You know the deal, the more some folks learn about a topic, the more shortcuts/slang/acronyms/initials can be tossed around. I’m here to help you understand those sometimes mysterious words and phrases, thus – Wine Words Demystified!
This week’s word is breathe (a.k.a “aeration”)…
The process of intentionally exposing wine to oxygen to “open up” and soften it…as when a young wine is poured into a carafe or a decanter or even just swirled in the glass
There are two primary situations to let a wine “breathe” The first is part of the wine tasting process when you swirl the wine in the glass. Swirling the wine in the glass draws air into the wine. The mixture of the air and wine releases and intensifies (opens up) the aromas of the wine. Thereby allowing you to make a preliminary judgment about the wines aromas. Which is likely a harbinger for how the wine will taste since 80% of what we taste is attributable to what we smell.

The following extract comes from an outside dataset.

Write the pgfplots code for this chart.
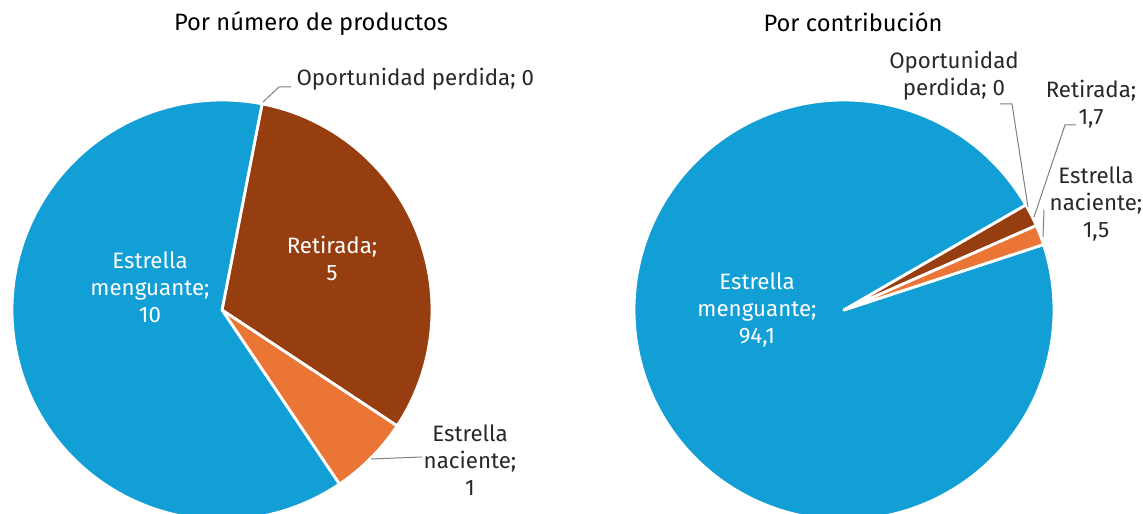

The second reason is to “soften” a wine that is too tannic (the presence of tannic acid in the wine creates the perception of sandpaper on your tongue). The air reacts with the tannic acid can soften, or mellow the wine so the perception of tannins is lessened.
Mostly red wines need to “breathe” to improve (though some white wines may also benefit from breathing), especially young wines that tend to be more tannic like Cabernet Sauvignon, Petite Sirah, and Nebbiolo.